Fato da vida: não dá para estocar alface. Você pode lotar o freezer de carnes, brócolis e ervilha congelada; abastecer a despensa com macarrão, grãos secos e comida enlatada. Mas para garantir um verdinho fresco na mesa não tem conversa: é preciso enfrentar semanalmente a operação de guerra que virou a ida ao mercado ou pagar taxa de delivery. Quer uma terceira via? Considere plantar sua própria salada em uma horta caseira.

Microgreens, ou microverdes, são plantas comestíveis ainda na fase inicial do desenvolvimento – mais crescidas do que brotos germinados, mas menores do que as chamadas baby leaves. Se você nunca conseguiu fazer aquele vasinho de ervas ir para frente, não perca as esperanças. Uma microplantação pode ser a salvação da lavoura.

O grande facilitador no cultivo dos microgreens é o fato deles não precisarem receber luz solar diretamente – necessidade que costuma ser o calcanhar de Aquiles de muitas hortas urbanas. Na verdade, os microverdes nem podem ser expostos ao sol. Perto da janela de um apartamento, com luminosidade indireta, já ficam felizes da vida.

Como são colhidos muito jovens, cabem em qualquer espaço. Sementeiras vendidas em lojas de jardinagem são ótimas. A jardineira onde vivia o falecido manjericão também serve. Até aquelas bandejas de plástico, usadas em embalagens de bolo, dão conta do recado. O importante é que o recipiente tenha furinhos na base, para que a água possa ser drenada, e comporte uma camada de substrato (como fibra de coco ou terra com húmus) de pelo menos um dedo de espessura. Mantendo o substrato sempre úmido, sem encharcar, até quem tem zero intimidade no trato com as plantas pode ter o gostinho de comer uma salada cultivada em casa.

“Rúcula e rabanete são as opções mais fáceis para quem quer começar”, indica Diana Werner, presidente da Isla, empresa que comercializa diversos tipos de sementes. Com dois dias, as folhinhas começam a aparecer, diz ela. “Em seis dias, já dá para comer.” Diana explica que as sementes de microverdes são iguais às das hortaliças convencionais. A diferença está na técnica de plantio e no momento da colheita: verduras, como rúcula, viram salada com talos de 4 cm de altura e folhas bem miudinhas; no caso de vegetais como rabanete e beterraba, não dá tempo de a raiz se desenvolver, são as folhas que vão para o prato. Qualquer hortaliça, portanto, tem sua fase de microverde, mas é preciso lembrar que nem todas são comestíveis nessa etapa. Não dá para cultivar microgreen de tomate, por exemplo, porque as folhas não são próprias para o consumo, explica Diana.

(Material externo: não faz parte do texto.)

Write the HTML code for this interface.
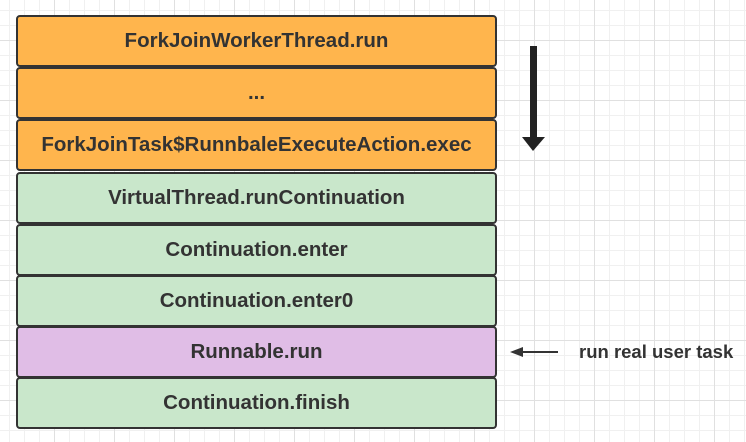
<!DOCTYPE html>
<html><head><style>
body{margin:0;width:746px;height:442px;overflow:hidden;background:#fff;
background-image:
linear-gradient(to right,#e0e0e0 1px,transparent 1px),
linear-gradient(to bottom,#e0e0e0 1px,transparent 1px),
linear-gradient(to right,#f0f0f0 1px,transparent 1px),
linear-gradient(to bottom,#f0f0f0 1px,transparent 1px);
background-size:60px 60px,60px 60px,15px 15px,15px 15px;
background-position:54px 40px,54px 40px,9px 10px,9px 10px;
font-family:"Liberation Sans",sans-serif;position:relative}
.b{position:absolute;left:16px;width:481px;border:2px solid #333;border-radius:4px;box-sizing:border-box;
display:flex;align-items:center;justify-content:center;font-weight:bold;font-size:20.5px;color:#333}
.o{background:#ffb54d}.g{background:#c9e7cb}.p{background:#e0bde6}
</style></head><body>
<div class="b o" style="top:15px;height:52px">ForkJoinWorkerThread.run</div>
<div class="b o" style="top:67px;height:52px">...</div>
<div class="b o" style="top:119px;height:52px">ForkJoinTask$RunnbaleExecuteAction.exec</div>
<div class="b g" style="top:172px;height:52px">VirtualThread.runContinuation</div>
<div class="b g" style="top:224px;height:52px">Continuation.enter</div>
<div class="b g" style="top:275px;height:52px">Continuation.enter0</div>
<div class="b p" style="top:326px;height:52px">Runnable.run</div>
<div class="b g" style="top:377px;height:52px">Continuation.finish</div>
<svg width="746" height="442" style="position:absolute;left:0;top:0">
<rect x="530" y="46" width="7" height="92" fill="#222"/>
<polygon points="522,137 545,137 533,151" fill="#222"/>
<line x1="520" y1="352" x2="558" y2="352" stroke="#333" stroke-width="2"/>
<polygon points="510,352 523,347 523,357" fill="#333"/>
<text x="579" y="358" font-family="Liberation Sans" font-weight="bold" font-size="18.5" fill="#333">run real user task</text>
</svg>
</body></html>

image 2Fotos Patricia Oyama

Apesar de não existirem dados conclusivos, há indícios de que as plantinhas possam apresentar uma concentração maior de nutrientes do que os vegetais adultos. A nutricionista Fernanda Mello, especializada em nutrição integrativa, cita um estudo realizado nos Estados Unidos pela Universidade de Maryland, com 25 tipos de microverdes (entre eles, repolho roxo, rabanete, coentro e amaranto). Os pesquisadores verificaram que quase todos os avaliados apresentavam concentrações de nutrientes de quatro a seis vezes maiores do que as encontradas em folhas das plantas adultas. “Nenhum alimento isolado é capaz de garantir uma alimentação saudável, mas certamente os microgreens são uma excelente fonte de vitaminas e mineirais”, diz a nutricionista. Além das saladas, Fernanda sugere incluir esses ingredientes em sanduíches, sucos e salpicados sobre sopas e torradas.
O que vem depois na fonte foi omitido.